►

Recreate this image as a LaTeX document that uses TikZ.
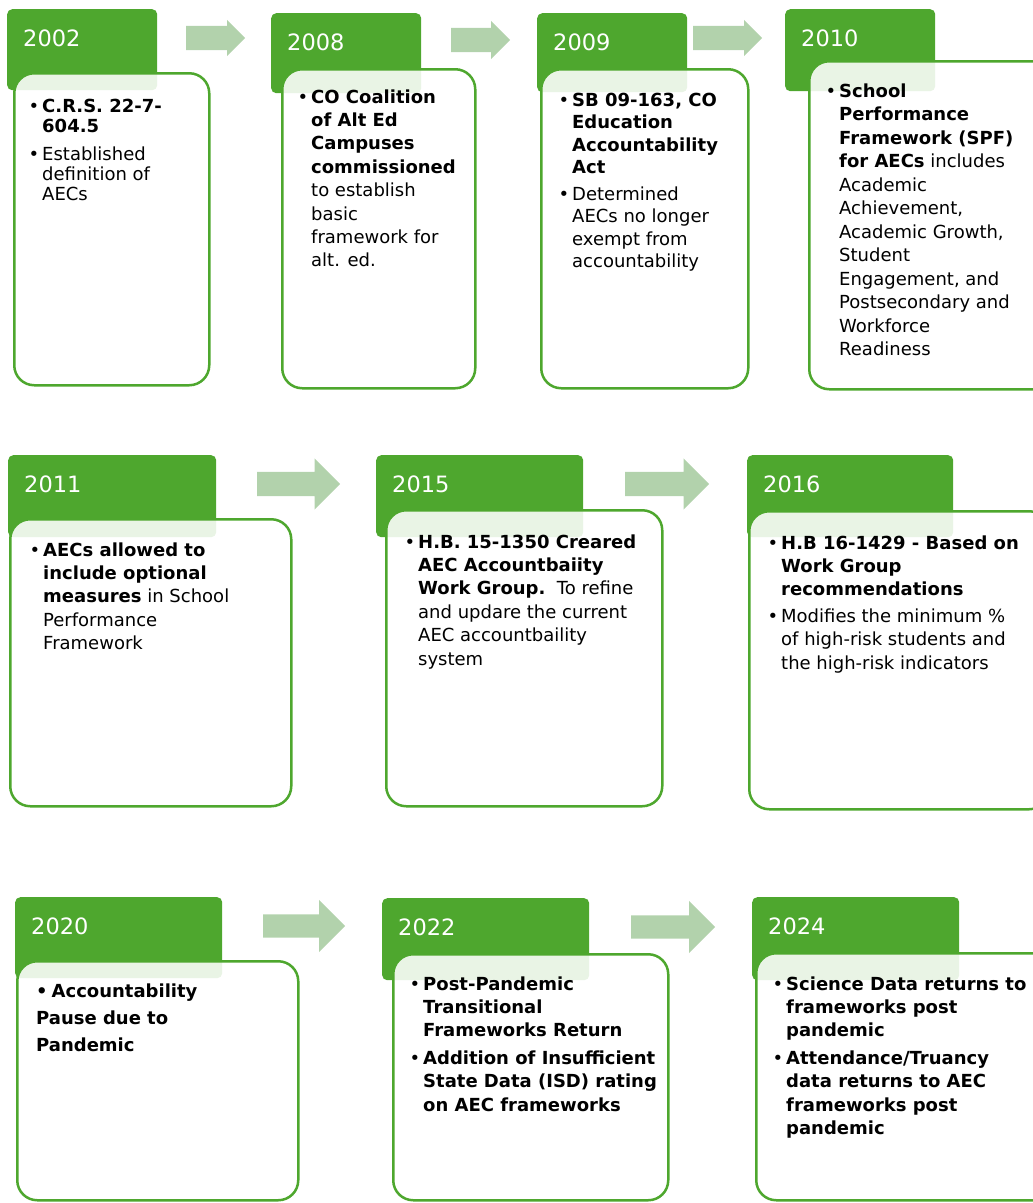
\documentclass[tikz,border=0pt]{standalone}
\usepackage{fontspec}
\setmainfont{DejaVu Sans}
\usetikzlibrary{shapes.arrows}

\definecolor{yeargreen}{RGB}{78,167,46}
\definecolor{arrowgreen}{RGB}{178,210,172}

\newcommand{\bpt}{\llap{\textbullet\hspace{3pt}}}
\newcommand{\lines}[1]{\begin{tabular}[t]{@{}l@{}}#1\end{tabular}}

\begin{document}
\begin{tikzpicture}[x=1pt, y=1pt,
    head/.style={rectangle, fill=yeargreen, rounded corners=5pt, anchor=north west, inner sep=0pt},
    card/.style={rectangle, draw=yeargreen, line width=2.5pt, fill=white, fill opacity=0.88, rounded corners=20pt, anchor=north west, inner sep=0pt},
    year/.style={anchor=base west, text=white, font=\fontsize{22.5}{27}\selectfont, inner sep=0pt},
    note/.style={anchor=base west, inner sep=0pt, font=\fontsize{18}{23.4}\selectfont},
    flow/.style={single arrow, fill=arrowgreen, anchor=tail, inner sep=12pt, single arrow head extend=6pt, minimum height=#1}
]
\useasboundingbox (0,0) rectangle (1033,-1203);
\clip (0,0) rectangle (1033,-1203);

% year tabs
\node[head, minimum width=150pt, minimum height=81pt] (h2002) at (7,-9) {};
\node[head, minimum width=150pt, minimum height=80pt] (h2008) at (271,-13) {};
\node[head, minimum width=150pt, minimum height=79pt] (h2009) at (537,-13) {};
\node[head, minimum width=150pt, minimum height=82pt] (h2010) at (785,-9) {};
\node[head, minimum width=208pt, minimum height=82pt] (h2011) at (8,-455) {};
\node[head, minimum width=207pt, minimum height=82pt] (h2015) at (376,-455) {};
\node[head, minimum width=206pt, minimum height=82pt] (h2016) at (747,-455) {};
\node[head, minimum width=207pt, minimum height=81pt] (h2020) at (15,-897) {};
\node[head, minimum width=207pt, minimum height=82pt] (h2022) at (382,-898) {};
\node[head, minimum width=207pt, minimum height=83pt] (h2024) at (752,-897) {};

% cards
\node[card, minimum width=195pt, minimum height=312pt] (b2002) at (13,-72) {};
\node[card, minimum width=193pt, minimum height=319pt] (b2008) at (281,-68) {};
\node[card, minimum width=207pt, minimum height=319pt] (b2009) at (540,-68) {};
\node[card, minimum width=250pt, minimum height=328pt] (b2010) at (808,-60) {};
\node[card, minimum width=281pt, minimum height=287pt] (b2011) at (9,-518) {};
\node[card, minimum width=276pt, minimum height=296pt] (b2015) at (385,-509) {};
\node[card, minimum width=300pt, minimum height=298pt] (b2016) at (748,-510) {};
\node[card, minimum width=281pt, minimum height=239pt] (b2020) at (16,-960) {};
\node[card, minimum width=275pt, minimum height=246pt] (b2022) at (392,-953) {};
\node[card, minimum width=300pt, minimum height=247pt] (b2024) at (755,-952) {};

% years
\foreach \yr in {2002,2008,2009,2010,2011,2015,2016,2020,2022,2024}
    \node[year] (y\yr) at ([shift={(16,-37)}]h\yr.north west) {\yr};

% arrows
\node[flow=59pt] (a1) at (186,-38) {};
\node[flow=59pt, single arrow head extend=7pt] (a2) at (451,-40) {};
\node[flow=69pt] (a3) at (693,-38) {};
\node[flow=83pt, single arrow head extend=13.5pt] (a4) at (257,-484) {};
\node[flow=84pt, single arrow head extend=13.5pt] (a5) at (625,-484) {};
\node[flow=82pt, inner sep=11.5pt, single arrow head extend=14.5pt] (a6) at (263,-926) {};
\node[flow=84pt, inner sep=11.5pt, single arrow head extend=14.5pt] (a7) at (631,-927) {};

% texts
\node[note, font=\fontsize{18}{20}\selectfont] (t2002) at (42,-112)
    {\lines{\bpt\textbf{C.R.S. 22-7-}\\ \textbf{604.5}\\[8pt] \bpt Established\\ definition of\\ AECs}};
\node[note] (t2008) at (311,-103)
    {\lines{\bpt\textbf{CO Coalition}\\ \textbf{of Alt Ed}\\ \textbf{Campuses}\\ \textbf{commissioned}\\ to establish\\ basic\\ framework for\\ alt. ed.}};
\node[note, font=\fontsize{18}{22.5}\selectfont] (t2009) at (572,-106)
    {\lines{\bpt\textbf{SB 09-163, CO}\\ \textbf{Education}\\ \textbf{Accountability}\\ \textbf{Act}\\[4pt] \bpt Determined\\ AECs no longer\\ exempt from\\ accountability}};
\node[note, font=\fontsize{18}{23.5}\selectfont] (t2010) at (839,-97)
    {\lines{\bpt\textbf{School}\\ \textbf{Performance}\\ \textbf{Framework (SPF)}\\ \textbf{for AECs} includes\\ Academic\\ Achievement,\\ Academic Growth,\\ Student\\ Engagement, and\\ Postsecondary and\\ Workforce\\ Readiness}};
\node[note] (t2011) at (43,-556)
    {\lines{\bpt\textbf{AECs allowed to}\\ \textbf{include optional}\\ \textbf{measures} in School\\ Performance\\ Framework}};
\node[note] (t2015) at (418,-548)
    {\lines{\bpt\textbf{H.B. 15-1350 Creared}\\ \textbf{AEC Accountbaiity}\\ \textbf{Work Group.}\ \ To refine\\ and updare the current\\ AEC accountbaility\\ system}};
\node[note] (t2016) at (781,-549)
    {\lines{\bpt\textbf{H.B 16-1429 - Based on}\\ \textbf{Work Group}\\ \textbf{recommendations}\\[3pt] \bpt Modifies the minimum \%\\ of high-risk students and\\ the high-risk indicators}};
\node[note, font=\fontsize{18}{27}\selectfont] (t2020) at (36,-997)
    {\lines{\textbf{\textbullet\hspace{4pt}Accountability}\\ \textbf{Pause due to}\\ \textbf{Pandemic}}};
\node[note] (t2022) at (423,-990)
    {\lines{\bpt\textbf{Post-Pandemic}\\ \textbf{Transitional}\\ \textbf{Frameworks Return}\\[4pt] \bpt\textbf{Addition of Insufficient}\\ \textbf{State Data (ISD) rating}\\ \textbf{on AEC frameworks}}};
\node[note] (t2024) at (786,-990)
    {\lines{\bpt\textbf{Science Data returns to}\\ \textbf{frameworks post}\\ \textbf{pandemic}\\[4pt] \bpt\textbf{Attendance/Truancy}\\ \textbf{data returns to AEC}\\ \textbf{frameworks post}\\ \textbf{pandemic}}};

\end{tikzpicture}
\end{document}
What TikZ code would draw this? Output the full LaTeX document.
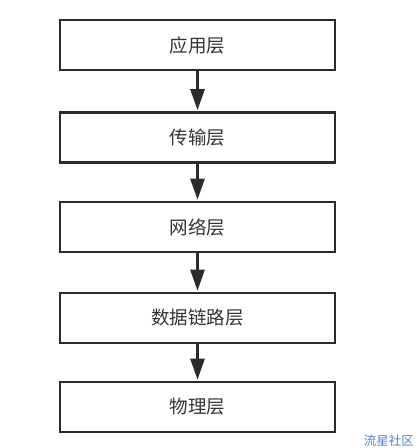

◄

**SHORT PROBLEM:**
Omitting all images, print the listing exactly.

**SOLUTION TO THIS EXERCISE:**
Recreate this image as a LaTeX document that uses TikZ.
\documentclass[tikz,border=0pt]{standalone}
\usepackage{fontspec}
\setmainfont{DejaVu Sans}
\usetikzlibrary{shapes.arrows}

\definecolor{yeargreen}{RGB}{78,167,46}
\definecolor{arrowgreen}{RGB}{178,210,172}

\newcommand{\bpt}{\llap{\textbullet\hspace{3pt}}}
\newcommand{\lines}[1]{\begin{tabular}[t]{@{}l@{}}#1\end{tabular}}

\begin{document}
\begin{tikzpicture}[x=1pt, y=1pt,
    head/.style={rectangle, fill=yeargreen, rounded corners=5pt, anchor=north west, inner sep=0pt},
    card/.style={rectangle, draw=yeargreen, line width=2.5pt, fill=white, fill opacity=0.88, rounded corners=20pt, anchor=north west, inner sep=0pt},
    year/.style={anchor=base west, text=white, font=\fontsize{22.5}{27}\selectfont, inner sep=0pt},
    note/.style={anchor=base west, inner sep=0pt, font=\fontsize{18}{23.4}\selectfont},
    flow/.style={single arrow, fill=arrowgreen, anchor=tail, inner sep=12pt, single arrow head extend=6pt, minimum height=#1}
]
\useasboundingbox (0,0) rectangle (1033,-1203);
\clip (0,0) rectangle (1033,-1203);

% year tabs
\node[head, minimum width=150pt, minimum height=81pt] (h2002) at (7,-9) {};
\node[head, minimum width=150pt, minimum height=80pt] (h2008) at (271,-13) {};
\node[head, minimum width=150pt, minimum height=79pt] (h2009) at (537,-13) {};
\node[head, minimum width=150pt, minimum height=82pt] (h2010) at (785,-9) {};
\node[head, minimum width=208pt, minimum height=82pt] (h2011) at (8,-455) {};
\node[head, minimum width=207pt, minimum height=82pt] (h2015) at (376,-455) {};
\node[head, minimum width=206pt, minimum height=82pt] (h2016) at (747,-455) {};
\node[head, minimum width=207pt, minimum height=81pt] (h2020) at (15,-897) {};
\node[head, minimum width=207pt, minimum height=82pt] (h2022) at (382,-898) {};
\node[head, minimum width=207pt, minimum height=83pt] (h2024) at (752,-897) {};

% cards
\node[card, minimum width=195pt, minimum height=312pt] (b2002) at (13,-72) {};
\node[card, minimum width=193pt, minimum height=319pt] (b2008) at (281,-68) {};
\node[card, minimum width=207pt, minimum height=319pt] (b2009) at (540,-68) {};
\node[card, minimum width=250pt, minimum height=328pt] (b2010) at (808,-60) {};
\node[card, minimum width=281pt, minimum height=287pt] (b2011) at (9,-518) {};
\node[card, minimum width=276pt, minimum height=296pt] (b2015) at (385,-509) {};
\node[card, minimum width=300pt, minimum height=298pt] (b2016) at (748,-510) {};
\node[card, minimum width=281pt, minimum height=239pt] (b2020) at (16,-960) {};
\node[card, minimum width=275pt, minimum height=246pt] (b2022) at (392,-953) {};
\node[card, minimum width=300pt, minimum height=247pt] (b2024) at (755,-952) {};

% years
\foreach \yr in {2002,2008,2009,2010,2011,2015,2016,2020,2022,2024}
    \node[year] (y\yr) at ([shift={(16,-37)}]h\yr.north west) {\yr};

% arrows
\node[flow=59pt] (a1) at (186,-38) {};
\node[flow=59pt, single arrow head extend=7pt] (a2) at (451,-40) {};
\node[flow=69pt] (a3) at (693,-38) {};
\node[flow=83pt, single arrow head extend=13.5pt] (a4) at (257,-484) {};
\node[flow=84pt, single arrow head extend=13.5pt] (a5) at (625,-484) {};
\node[flow=82pt, inner sep=11.5pt, single arrow head extend=14.5pt] (a6) at (263,-926) {};
\node[flow=84pt, inner sep=11.5pt, single arrow head extend=14.5pt] (a7) at (631,-927) {};

% texts
\node[note, font=\fontsize{18}{20}\selectfont] (t2002) at (42,-112)
    {\lines{\bpt\textbf{C.R.S. 22-7-}\\ \textbf{604.5}\\[8pt] \bpt Established\\ definition of\\ AECs}};
\node[note] (t2008) at (311,-103)
    {\lines{\bpt\textbf{CO Coalition}\\ \textbf{of Alt Ed}\\ \textbf{Campuses}\\ \textbf{commissioned}\\ to establish\\ basic\\ framework for\\ alt. ed.}};
\node[note, font=\fontsize{18}{22.5}\selectfont] (t2009) at (572,-106)
    {\lines{\bpt\textbf{SB 09-163, CO}\\ \textbf{Education}\\ \textbf{Accountability}\\ \textbf{Act}\\[4pt] \bpt Determined\\ AECs no longer\\ exempt from\\ accountability}};
\node[note, font=\fontsize{18}{23.5}\selectfont] (t2010) at (839,-97)
    {\lines{\bpt\textbf{School}\\ \textbf{Performance}\\ \textbf{Framework (SPF)}\\ \textbf{for AECs} includes\\ Academic\\ Achievement,\\ Academic Growth,\\ Student\\ Engagement, and\\ Postsecondary and\\ Workforce\\ Readiness}};
\node[note] (t2011) at (43,-556)
    {\lines{\bpt\textbf{AECs allowed to}\\ \textbf{include optional}\\ \textbf{measures} in School\\ Performance\\ Framework}};
\node[note] (t2015) at (418,-548)
    {\lines{\bpt\textbf{H.B. 15-1350 Creared}\\ \textbf{AEC Accountbaiity}\\ \textbf{Work Group.}\ \ To refine\\ and updare the current\\ AEC accountbaility\\ system}};
\node[note] (t2016) at (781,-549)
    {\lines{\bpt\textbf{H.B 16-1429 - Based on}\\ \textbf{Work Group}\\ \textbf{recommendations}\\[3pt] \bpt Modifies the minimum \%\\ of high-risk students and\\ the high-risk indicators}};
\node[note, font=\fontsize{18}{27}\selectfont] (t2020) at (36,-997)
    {\lines{\textbf{\textbullet\hspace{4pt}Accountability}\\ \textbf{Pause due to}\\ \textbf{Pandemic}}};
\node[note] (t2022) at (423,-990)
    {\lines{\bpt\textbf{Post-Pandemic}\\ \textbf{Transitional}\\ \textbf{Frameworks Return}\\[4pt] \bpt\textbf{Addition of Insufficient}\\ \textbf{State Data (ISD) rating}\\ \textbf{on AEC frameworks}}};
\node[note] (t2024) at (786,-990)
    {\lines{\bpt\textbf{Science Data returns to}\\ \textbf{frameworks post}\\ \textbf{pandemic}\\[4pt] \bpt\textbf{Attendance/Truancy}\\ \textbf{data returns to AEC}\\ \textbf{frameworks post}\\ \textbf{pandemic}}};

\end{tikzpicture}
\end{document}
What TikZ code would draw this? Output the full LaTeX document.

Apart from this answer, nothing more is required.